Mr. Kavaleuski said Thursday in an interview that the most important thing about the latest package of sanctions is they are being applied in co-ordination with the U.S., Britain and the EU. Co-ordinated sanctions ensure the targeted individuals or companies cannot easily find another country in which to conduct banking or trade.

He said, however, the West must go further. “To inflict damage on Lukashenko and force him to realize this is the end of his presidency … these sanctions need to be stronger.”

One of the problems with Canada’s sanction regime, though, is the information it supplies to businesses trying to comply with the new rules. When Ottawa announces sanctions, it normally releases a list of names and businesses – but nothing more. The U.S. and Britain provide far more detail.

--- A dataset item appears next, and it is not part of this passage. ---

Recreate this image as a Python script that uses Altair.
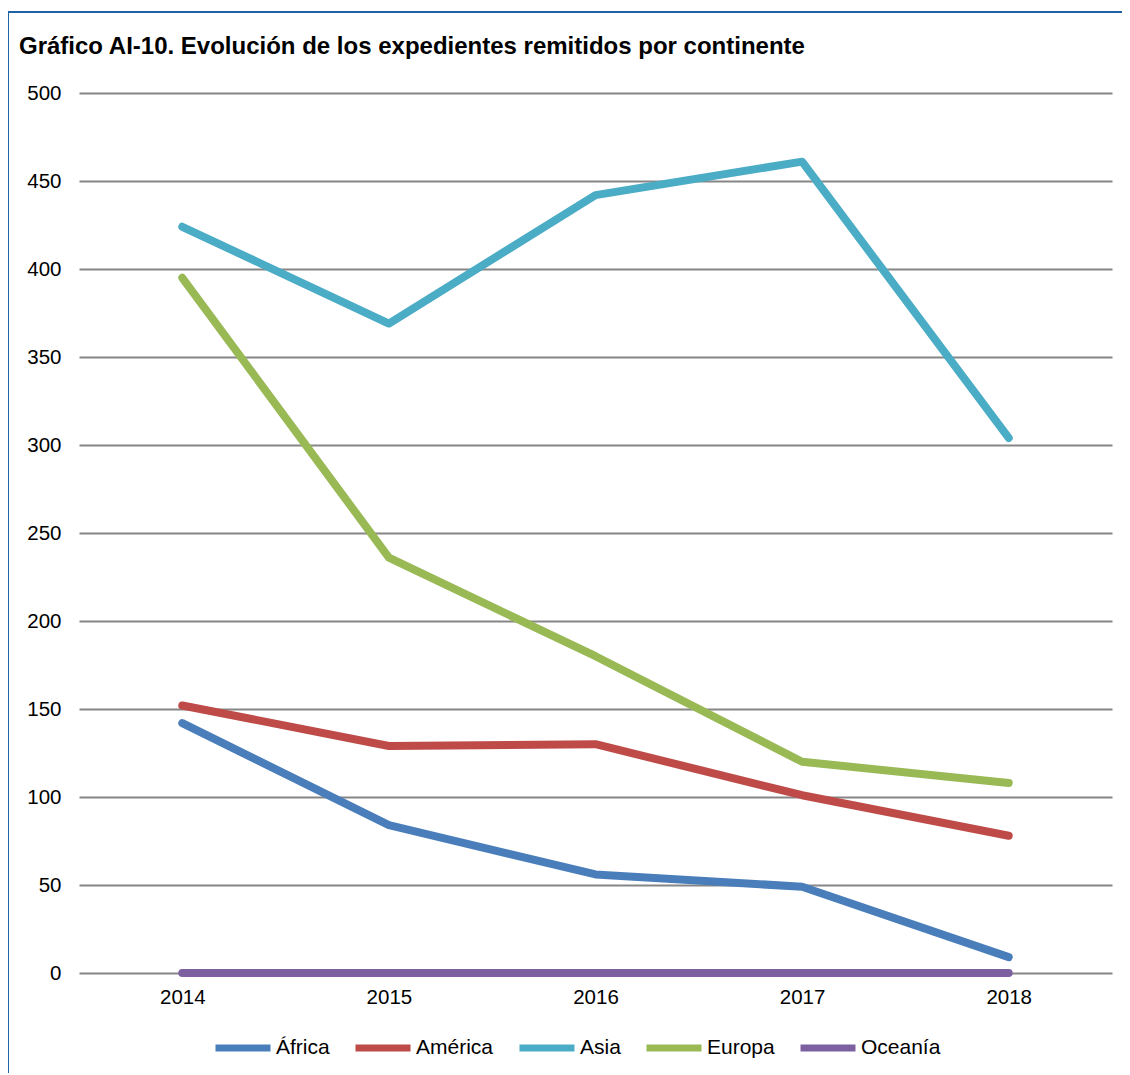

For instance, the Office of Foreign Assets Control – part of the U.S. Department of the Treasury – on Thursday provided a similar list of Belarusian sanctions targets to Canada’s but with far more information. It also lists the target’s name in Cyrillic, as well as their date and place of birth, gender and sometimes a national identification or passport number – or, in the case of a business, an address or business registration number.

“The Canadian government just releases a list of names with no elaboration or detail,” said Toronto lawyer John Boscariol, head of McCarthy Tétrault’s trade and investment group. “There is almost zero guidance on Canada’s sanctions website.” He said he’s been raising concerns about this with Ottawa for about a decade. “The consequence for businesses in Canada is we’re at a competitive disadvantage.”

Mr. Boscariol said that because of uncertainty over how to follow sanctions rules, Canadian businesses will sometimes avoid a country entirely after only certain actors or sectors have been targeted by Ottawa. “And then it in effect becomes a full trade embargo and really a punishment of the population of that country rather than just the political leaders or bad actors Canada was trying to target.”